Cave stopped doing interviews with the press years ago, but in 2018 he started an online experiment called “The Red Hand Files,” where he invites fans to ask him anything. He spends a lot of his time writing long, thoughtful replies there.
These experiments — the Conversations tour and The Red Hand Files — are Cave communing with his fans in a way that most musicians, most celebrities, are reticent to do. It’s raw, honest, unscripted, messy.
Faith, God and Carnage is a continuation of this experiment. Over the past few years, journalist Séan O’Hagan held a series of interviews with Cave, ranging through all the topics that Cave has been open to discussing on the other forums.
Like those wide-ranging conversations, this book is all over the place. It’s both its strength and, depending on how much you know or care about Cave’s artistic endeavors, its weakness. Cave has thoughtful, nuanced views on all the big topics — art, religion, politics, life and death. Many of his views are a surprising mix, the brash confidence of a rock star, an insatiable creative drive, but also the humility, doubt and wisdom of a searching soul. He is an artist chastened by incredible loss and tragedy.

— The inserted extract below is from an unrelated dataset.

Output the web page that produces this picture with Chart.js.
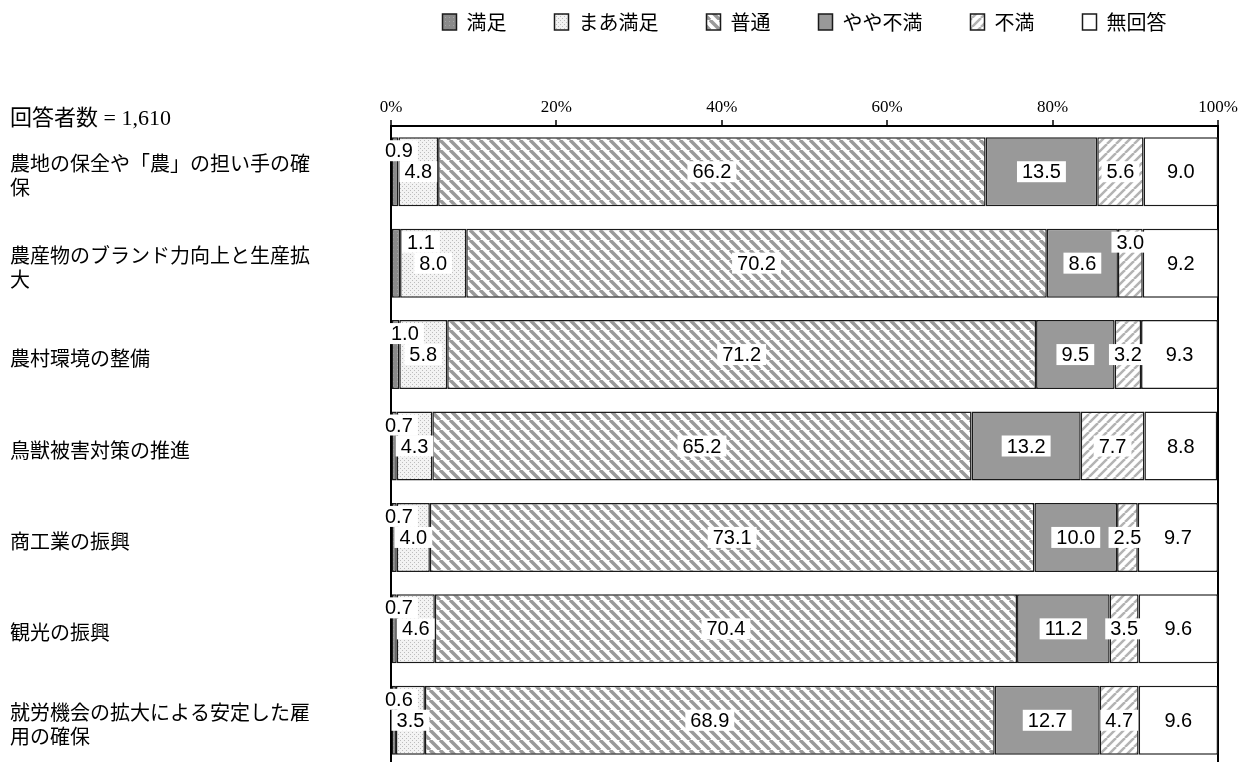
<!DOCTYPE html>
<html lang="ja">
<head>
<meta charset="utf-8">
<title>満足度</title>
<script src="https://cdn.jsdelivr.net/npm/chart.js@4/dist/chart.umd.min.js"></script>
<style>
  html, body { margin: 0; padding: 0; background: #fff; overflow: hidden; }
  canvas { display: block; }
</style>
</head>
<body>
<canvas id="satisfactionChart" width="1251" height="768"></canvas>
<script>
// Categories and answer shares (%)
const categories = [
    '農地の保全や「農」の担い手の確保',
    '農産物のブランド力向上と生産拡大',
    '農村環境の整備',
    '鳥獣被害対策の推進',
    '商工業の振興',
    '観光の振興',
    '就労機会の拡大による安定した雇用の確保'
];
const seriesNames = ['満足', 'まあ満足', '普通', 'やや不満', '不満', '無回答'];
const manzoku    = [0.9, 1.1, 1.0, 0.7, 0.7, 0.7, 0.6];
const maaManzoku = [4.8, 8.0, 5.8, 4.3, 4.0, 4.6, 3.5];
const futsuu     = [66.2, 70.2, 71.2, 65.2, 73.1, 70.4, 68.9];
const yayaFuman  = [13.5, 8.6, 9.5, 13.2, 10.0, 11.2, 12.7];
const fuman      = [5.6, 3.0, 3.2, 7.7, 2.5, 3.5, 4.7];
const mukaitou   = [9.0, 9.2, 9.3, 8.8, 9.7, 9.6, 9.6];
const xTicks = [0, 20, 40, 60, 80, 100];
const respondents = '回答者数 = 1,610';

// labels that sit above the bar centre in the original (and a couple nudged sideways)
const raisedLabels = { '満足': [0, 1, 2, 3, 4, 5, 6], '不満': [1] };
const nudgedLabels = { '満足': { 1: 22, 2: 6 } };

// wrap long category names at 15 characters
function wrapLabel(s) {
    const lines = [];
    for (let i = 0; i < s.length; i += 15) lines.push(s.slice(i, i + 15));
    return lines;
}

// small tiles used as fill patterns
function makePattern(size, draw) {
    const c = document.createElement('canvas');
    c.width = size;
    c.height = size;
    const g = c.getContext('2d');
    draw(g, size);
    return g.createPattern(c, 'repeat');
}

const patManzoku = makePattern(4, function(g, s) {
    g.fillStyle = '#8a8a8a'; g.fillRect(0, 0, s, s);
    g.fillStyle = '#a6a6a6'; g.fillRect(1, 1, 1, 1);
});
const patMaa = makePattern(4, function(g, s) {
    g.fillStyle = '#f3f3f3'; g.fillRect(0, 0, s, s);
    g.fillStyle = '#bdbdbd'; g.fillRect(0, 0, 1, 1); g.fillRect(2, 2, 1, 1);
});
const patFutsuu = makePattern(10, function(g, s) {
    g.fillStyle = '#ffffff'; g.fillRect(0, 0, s, s);
    g.strokeStyle = '#9a9a9a'; g.lineWidth = 3.5;
    for (let x0 = -s; x0 <= s; x0 += s) {
        g.beginPath(); g.moveTo(x0, 0); g.lineTo(x0 + s, s); g.stroke();
    }
});
const patFuman = makePattern(9, function(g, s) {
    g.fillStyle = '#ffffff'; g.fillRect(0, 0, s, s);
    g.strokeStyle = '#b3b3b3'; g.lineWidth = 2.5;
    for (let x0 = -s; x0 <= s; x0 += s) {
        g.beginPath(); g.moveTo(x0, s); g.lineTo(x0 + s, 0); g.stroke();
    }
});

const seriesValues = [manzoku, maaManzoku, futsuu, yayaFuman, fuman, mukaitou];
const fills = [patManzoku, patMaa, patFutsuu, '#999999', patFuman, '#ffffff'];

const datasets = seriesNames.map(function(name, i) {
    return {
        label: name,
        data: seriesValues[i],
        backgroundColor: fills[i],
        borderColor: '#1a1a1a',
        borderWidth: 1.5,
        borderSkipped: false,
        barPercentage: 0.755,
        categoryPercentage: 1.0
    };
});

// value labels on white boxes
const valueLabels = {
    id: 'valueLabels',
    afterDatasetsDraw: function(chart) {
        const ctx = chart.ctx;
        ctx.save();
        ctx.font = '20px "Liberation Sans", Arial, sans-serif';
        ctx.textAlign = 'center';
        ctx.textBaseline = 'middle';
        chart.data.datasets.forEach(function(ds, di) {
            const meta = chart.getDatasetMeta(di);
            meta.data.forEach(function(bar, i) {
                const txt = ds.data[i].toFixed(1);
                let x = (bar.x + bar.base) / 2;
                let y = bar.y;
                if ((raisedLabels[ds.label] || []).includes(i)) y -= 21;
                const w = ctx.measureText(txt).width + 10;
                const h = 21;
                if (x - w / 2 < 380) x = 380 + w / 2;
                const nudge = nudgedLabels[ds.label];
                if (nudge && nudge[i]) x += nudge[i];
                ctx.fillStyle = '#ffffff';
                ctx.fillRect(x - w / 2, y - h / 2, w, h);
                ctx.fillStyle = '#000000';
                ctx.fillText(txt, x, y + 1);
            });
        });
        ctx.restore();
    }
};

// respondent count at the top left
const respondentNote = {
    id: 'respondentNote',
    afterDraw: function(chart) {
        const ctx = chart.ctx;
        ctx.save();
        ctx.font = '22px "Liberation Serif", "Noto Sans CJK JP", serif';
        ctx.fillStyle = '#000';
        ctx.textAlign = 'left';
        ctx.textBaseline = 'middle';
        ctx.fillText(respondents, 10, 119);
        ctx.restore();
    }
};

const ctx = document.getElementById('satisfactionChart').getContext('2d');
const chart = new Chart(ctx, {
    type: 'bar',
    data: {
        labels: categories.map(wrapLabel),
        datasets: datasets
    },
    options: {
        indexAxis: 'y',
        responsive: false,
        animation: false,
        layout: {
            padding: { top: -36, left: 10, right: 33, bottom: 2 }
        },
        scales: {
            x: {
                position: 'top',
                stacked: true,
                min: 0,
                max: 100,
                afterBuildTicks: function(scale) {
                    scale.ticks = xTicks.map(function(v) { return { value: v }; });
                },
                afterFit: function(scale) { scale.height = 84; },
                ticks: {
                    padding: 2,
                    color: '#000',
                    font: { family: '"Liberation Serif", serif', size: 17 },
                    callback: function(v) { return v + '%'; }
                },
                grid: {
                    drawOnChartArea: true,
                    tickLength: 6,
                    tickColor: '#000',
                    tickWidth: 1.5,
                    lineWidth: 2,
                    color: function(c) {
                        return c.tick && c.tick.value === 100 ? '#000' : 'rgba(0,0,0,0)';
                    }
                },
                border: { display: true, color: '#000', width: 2 }
            },
            y: {
                stacked: true,
                afterFit: function(scale) {
                    scale.width = 381;
                    // two-line labels should not shrink the plot
                    scale.paddingTop = 0;
                    scale.paddingBottom = 0;
                },
                ticks: {
                    crossAlign: 'far',
                    labelOffset: 4,
                    color: '#000',
                    font: { family: '"Noto Sans CJK JP", sans-serif', size: 20, lineHeight: 1.2 }
                },
                grid: { display: true, drawOnChartArea: false, drawTicks: false },
                border: { display: true, color: '#000', width: 2 }
            }
        },
        plugins: {
            legend: {
                position: 'top',
                fullSize: false,
                labels: {
                    boxWidth: 14,
                    boxHeight: 16,
                    padding: 48,
                    color: '#000',
                    font: { family: '"Noto Sans CJK JP", sans-serif', size: 20 }
                }
            },
            tooltip: { enabled: false }
        }
    },
    plugins: [valueLabels, respondentNote]
});
</script>
</body>
</html>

When O’Hagan asks him if he agrees that it’s intrinsically human to doubt, Cave replies: “Well yes I do. And the rigid and self-righteous certainty of some religious people — and some atheists for that matter — is something I find disagreeable. The hubris of it. The sanctimonious, it leaves me cold. The more overtly unshakable ones beliefs are, the more diminished they seem to become because they have stopped questioning, and the not questioning can sometimes be accompanied by an attitude of moral superiority. The belligerent dogmatism of the current cultural moment is a case in point. A bit of humility wouldn’t go astray.”
It’s these exchanges, where he’s thinking out loud through the complexities of belief and doubt and his own search, that offer the most unique, provocative moments. It embodies the thought that he offers in this video interview with O’Hagan, that the value is in the search, not the destination.
He also dives into relationships with his bandmates, the creative process on his recent albums, his creative habits, the sculpture project he started during covid, and a handful of other topics that might be of less interest to readers who aren’t as interested in Caves creative work.
This is not only a book for fans. But readers not interested in Cave’s creative endeavors will need to cherry pick and will find themselves skimming through sections. But for Nick Cave fans, this is a fantastic book, a really unique and delightful read.